> [Exercise instructions]:
Leave the pictures out. Return all other data exactly.

> [Data]:
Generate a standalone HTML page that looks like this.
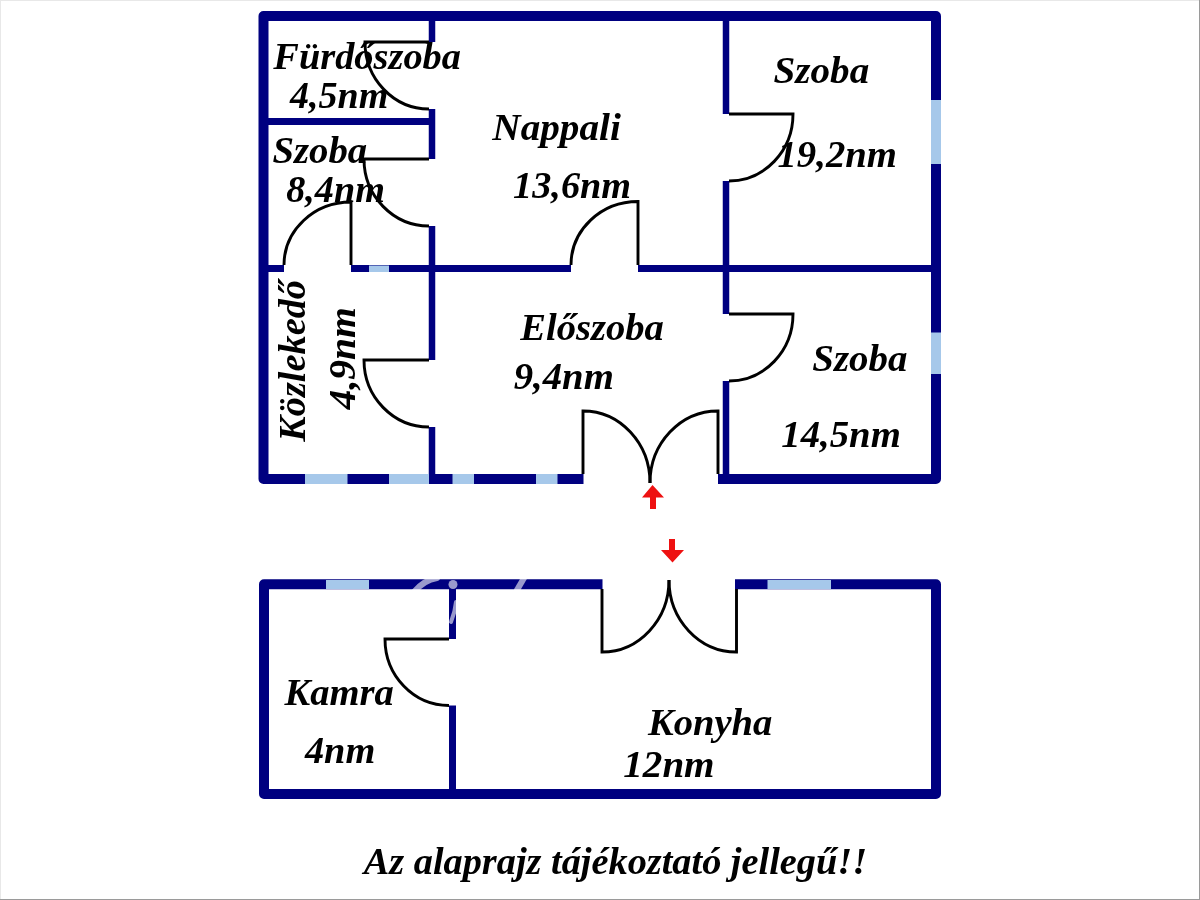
<!DOCTYPE html>
<html><head><meta charset="utf-8">
<style>
html,body{margin:0;padding:0;background:#fff;}
body{width:1200px;height:900px;overflow:hidden;position:relative;}
svg{position:absolute;left:0;top:0;display:block;will-change:transform;}
text{font-family:"Liberation Serif",serif;font-weight:bold;font-style:italic;fill:#000;font-kerning:none;}
</style></head>
<body>
<svg width="1200" height="900" viewBox="0 0 1200 900">
<rect x="0" y="0" width="1200" height="900" fill="#fff"/>
<!-- frame -->
<rect x="0" y="0" width="1200" height="1" fill="#e8e8e8"/>
<rect x="0" y="0" width="1" height="900" fill="#e8e8e8"/>
<rect x="1199" y="0" width="1" height="900" fill="#9a9a9a"/>
<rect x="0" y="899" width="1200" height="1" fill="#9a9a9a"/>

<g id="walls" fill="none" stroke="#000080" stroke-linejoin="round" stroke-linecap="butt">
  <!-- upper outer walls -->
  <path d="M583.5,479 H263.5 V16 H936 V479 H718" stroke-width="10"/>
  <!-- inner vertical A x=432 -->
  <path d="M432,21 V42 M432,109 V159 M432,226 V360 M432,427 V474" stroke-width="6.5"/>
  <!-- horizontal B -->
  <path d="M268,121.5 H435" stroke-width="7"/>
  <!-- horizontal C -->
  <path d="M268,268.6 H284 M351,268.6 H571 M638,268.6 H931" stroke-width="7"/>
  <!-- inner vertical D x=726 -->
  <path d="M726,21 V114 M726,181 V314 M726,381 V474" stroke-width="6.5"/>
  <!-- lower outer walls -->
  <path d="M602.5,584.25 H264 V794 H936 V584.25 H735" stroke-width="10"/>
  <!-- lower inner vertical x=452.5 -->
  <path d="M452.5,589 V639 M452.5,705.5 V789" stroke-width="7"/>
</g>

<g id="windows" fill="#a6c8ea">
  <rect x="305" y="474" width="42.5" height="10"/>
  <rect x="389" y="474" width="40" height="10"/>
  <rect x="452.5" y="474" width="21.5" height="10"/>
  <rect x="536" y="474" width="21.5" height="10"/>
  <rect x="369" y="265.5" width="20" height="6.5"/>
  <rect x="931" y="100" width="10" height="64"/>
  <rect x="931" y="332.5" width="10" height="41.5"/>
  <rect x="326" y="580" width="43" height="9"/>
  <rect x="767.5" y="580" width="63.5" height="9"/>
</g>
<g id="watermark" fill="none" stroke="#ffffff" stroke-opacity="0.6" stroke-linecap="round">
  <path d="M414,592 Q424,580 437,578" stroke-width="6"/>
  <circle cx="453" cy="584.5" r="4.5" fill="#ffffff" fill-opacity="0.6" stroke="none"/>
  <path d="M451,622 Q455,612 456,602" stroke-width="4"/>
  <path d="M517,590 L524,578" stroke-width="6"/>
</g>

<g id="doors" fill="none" stroke="#000" stroke-width="2.9">
  <!-- Furdoszoba door -->
  <path d="M429,42 H365 A64,67 0 0 0 429,109"/>
  <!-- Szoba left door -->
  <path d="M429,159 H364 A65,67 0 0 0 429,226"/>
  <!-- Kozlekedo door from top -->
  <path d="M351,265 V202 A67,63 0 0 0 284,265"/>
  <!-- Kozlekedo -> Eloszoba door -->
  <path d="M429,360 H364 A65,67 0 0 0 429,427"/>
  <!-- Nappali door -->
  <path d="M638,265 V201.5 A67,63.5 0 0 0 571,265"/>
  <!-- Szoba right top door -->
  <path d="M729,114 H793 A64,67 0 0 1 729,181"/>
  <!-- Szoba right lower door -->
  <path d="M729,314 H793 A64,67 0 0 1 729,381"/>
  <!-- Main double door -->
  <path d="M583,474 V411 A67,72 0 0 1 650,483"/>
  <path d="M718,474 V411 A68,72 0 0 0 650,483"/>
  <!-- Kamra door -->
  <path d="M449,639 H385 A64,66.5 0 0 0 449,705.5"/>
  <!-- lower double door -->
  <path d="M602,589 V652 A67,72 0 0 0 669,580"/>
  <path d="M736.5,589 V652 A67.5,72 0 0 1 669,580"/>
</g>

<g id="arrows" fill="#ee1111">
  <path d="M652.5,485 L664,497.5 H656 V509 H650 V497.5 H642 Z"/>
  <path d="M669,539 H675 V550 H684 L672.5,562.5 L661,550 H669 Z"/>
</g>

<g id="labels">
  <text transform="translate(273.34,68.70) scale(1.0099,1)" font-size="38.00">Fürdőszoba</text>
  <text transform="translate(290.09,108.00) scale(1.0003,1)" font-size="38.00">4,5nm</text>
  <text transform="translate(272.40,162.50) scale(1.0200,1)" font-size="38.00">Szoba</text>
  <text transform="translate(286.21,201.90) scale(1.0054,1)" font-size="38.00">8,4nm</text>
  <text transform="translate(492.36,140.30) scale(1.0317,1)" font-size="38.00">Nappali</text>
  <text transform="translate(513.10,198.30) scale(1.0071,1)" font-size="38.00">13,6nm</text>
  <text transform="translate(773.59,83.25) scale(1.0293,1)" font-size="38.00">Szoba</text>
  <text transform="translate(777.49,167.30) scale(1.0194,1)" font-size="38.00">19,2nm</text>
  <text transform="translate(520.18,339.70) scale(1.0160,1)" font-size="38.00">Előszoba</text>
  <text transform="translate(513.63,389.20) scale(1.0207,1)" font-size="38.00">9,4nm</text>
  <text transform="translate(812.30,371.00) scale(1.0238,1)" font-size="38.00">Szoba</text>
  <text transform="translate(781.34,446.75) scale(1.0189,1)" font-size="38.00">14,5nm</text>
  <text transform="translate(284.48,704.70) scale(1.0153,1)" font-size="38.00">Kamra</text>
  <text transform="translate(304.90,762.70) scale(1.0092,1)" font-size="38.00">4nm</text>
  <text transform="translate(647.88,735.40) scale(1.0168,1)" font-size="38.00">Konyha</text>
  <text transform="translate(623.28,776.50) scale(1.0293,1)" font-size="38.00">12nm</text>
  <text transform="translate(363.68,874.20) scale(1.0357,1)" font-size="37.00">Az alaprajz tájékoztató jellegű!!</text>
  <text transform="translate(305.00,441.72) rotate(-90) scale(1.0082,1)" font-size="38.00">Közlekedő</text>
  <text transform="translate(355.00,409.38) rotate(-90) scale(1.0416,1)" font-size="38.00">4,9nm</text>
</g>
</svg>
</body></html>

> [Final result]:
Generate a standalone HTML page that looks like this.
<!DOCTYPE html>
<html><head><meta charset="utf-8">
<style>
html,body{margin:0;padding:0;background:#fff;}
body{width:1200px;height:900px;overflow:hidden;position:relative;}
svg{position:absolute;left:0;top:0;display:block;will-change:transform;}
text{font-family:"Liberation Serif",serif;font-weight:bold;font-style:italic;fill:#000;font-kerning:none;}
</style></head>
<body>
<svg width="1200" height="900" viewBox="0 0 1200 900">
<rect x="0" y="0" width="1200" height="900" fill="#fff"/>
<!-- frame -->
<rect x="0" y="0" width="1200" height="1" fill="#e8e8e8"/>
<rect x="0" y="0" width="1" height="900" fill="#e8e8e8"/>
<rect x="1199" y="0" width="1" height="900" fill="#9a9a9a"/>
<rect x="0" y="899" width="1200" height="1" fill="#9a9a9a"/>

<g id="walls" fill="none" stroke="#000080" stroke-linejoin="round" stroke-linecap="butt">
  <!-- upper outer walls -->
  <path d="M583.5,479 H263.5 V16 H936 V479 H718" stroke-width="10"/>
  <!-- inner vertical A x=432 -->
  <path d="M432,21 V42 M432,109 V159 M432,226 V360 M432,427 V474" stroke-width="6.5"/>
  <!-- horizontal B -->
  <path d="M268,121.5 H435" stroke-width="7"/>
  <!-- horizontal C -->
  <path d="M268,268.6 H284 M351,268.6 H571 M638,268.6 H931" stroke-width="7"/>
  <!-- inner vertical D x=726 -->
  <path d="M726,21 V114 M726,181 V314 M726,381 V474" stroke-width="6.5"/>
  <!-- lower outer walls -->
  <path d="M602.5,584.25 H264 V794 H936 V584.25 H735" stroke-width="10"/>
  <!-- lower inner vertical x=452.5 -->
  <path d="M452.5,589 V639 M452.5,705.5 V789" stroke-width="7"/>
</g>

<g id="windows" fill="#a6c8ea">
  <rect x="305" y="474" width="42.5" height="10"/>
  <rect x="389" y="474" width="40" height="10"/>
  <rect x="452.5" y="474" width="21.5" height="10"/>
  <rect x="536" y="474" width="21.5" height="10"/>
  <rect x="369" y="265.5" width="20" height="6.5"/>
  <rect x="931" y="100" width="10" height="64"/>
  <rect x="931" y="332.5" width="10" height="41.5"/>
  <rect x="326" y="580" width="43" height="9"/>
  <rect x="767.5" y="580" width="63.5" height="9"/>
</g>
<g id="watermark" fill="none" stroke="#ffffff" stroke-opacity="0.6" stroke-linecap="round">
  <path d="M414,592 Q424,580 437,578" stroke-width="6"/>
  <circle cx="453" cy="584.5" r="4.5" fill="#ffffff" fill-opacity="0.6" stroke="none"/>
  <path d="M451,622 Q455,612 456,602" stroke-width="4"/>
  <path d="M517,590 L524,578" stroke-width="6"/>
</g>

<g id="doors" fill="none" stroke="#000" stroke-width="2.9">
  <!-- Furdoszoba door -->
  <path d="M429,42 H365 A64,67 0 0 0 429,109"/>
  <!-- Szoba left door -->
  <path d="M429,159 H364 A65,67 0 0 0 429,226"/>
  <!-- Kozlekedo door from top -->
  <path d="M351,265 V202 A67,63 0 0 0 284,265"/>
  <!-- Kozlekedo -> Eloszoba door -->
  <path d="M429,360 H364 A65,67 0 0 0 429,427"/>
  <!-- Nappali door -->
  <path d="M638,265 V201.5 A67,63.5 0 0 0 571,265"/>
  <!-- Szoba right top door -->
  <path d="M729,114 H793 A64,67 0 0 1 729,181"/>
  <!-- Szoba right lower door -->
  <path d="M729,314 H793 A64,67 0 0 1 729,381"/>
  <!-- Main double door -->
  <path d="M583,474 V411 A67,72 0 0 1 650,483"/>
  <path d="M718,474 V411 A68,72 0 0 0 650,483"/>
  <!-- Kamra door -->
  <path d="M449,639 H385 A64,66.5 0 0 0 449,705.5"/>
  <!-- lower double door -->
  <path d="M602,589 V652 A67,72 0 0 0 669,580"/>
  <path d="M736.5,589 V652 A67.5,72 0 0 1 669,580"/>
</g>

<g id="arrows" fill="#ee1111">
  <path d="M652.5,485 L664,497.5 H656 V509 H650 V497.5 H642 Z"/>
  <path d="M669,539 H675 V550 H684 L672.5,562.5 L661,550 H669 Z"/>
</g>

<g id="labels">
  <text transform="translate(273.34,68.70) scale(1.0099,1)" font-size="38.00">Fürdőszoba</text>
  <text transform="translate(290.09,108.00) scale(1.0003,1)" font-size="38.00">4,5nm</text>
  <text transform="translate(272.40,162.50) scale(1.0200,1)" font-size="38.00">Szoba</text>
  <text transform="translate(286.21,201.90) scale(1.0054,1)" font-size="38.00">8,4nm</text>
  <text transform="translate(492.36,140.30) scale(1.0317,1)" font-size="38.00">Nappali</text>
  <text transform="translate(513.10,198.30) scale(1.0071,1)" font-size="38.00">13,6nm</text>
  <text transform="translate(773.59,83.25) scale(1.0293,1)" font-size="38.00">Szoba</text>
  <text transform="translate(777.49,167.30) scale(1.0194,1)" font-size="38.00">19,2nm</text>
  <text transform="translate(520.18,339.70) scale(1.0160,1)" font-size="38.00">Előszoba</text>
  <text transform="translate(513.63,389.20) scale(1.0207,1)" font-size="38.00">9,4nm</text>
  <text transform="translate(812.30,371.00) scale(1.0238,1)" font-size="38.00">Szoba</text>
  <text transform="translate(781.34,446.75) scale(1.0189,1)" font-size="38.00">14,5nm</text>
  <text transform="translate(284.48,704.70) scale(1.0153,1)" font-size="38.00">Kamra</text>
  <text transform="translate(304.90,762.70) scale(1.0092,1)" font-size="38.00">4nm</text>
  <text transform="translate(647.88,735.40) scale(1.0168,1)" font-size="38.00">Konyha</text>
  <text transform="translate(623.28,776.50) scale(1.0293,1)" font-size="38.00">12nm</text>
  <text transform="translate(363.68,874.20) scale(1.0357,1)" font-size="37.00">Az alaprajz tájékoztató jellegű!!</text>
  <text transform="translate(305.00,441.72) rotate(-90) scale(1.0082,1)" font-size="38.00">Közlekedő</text>
  <text transform="translate(355.00,409.38) rotate(-90) scale(1.0416,1)" font-size="38.00">4,9nm</text>
</g>
</svg>
</body></html>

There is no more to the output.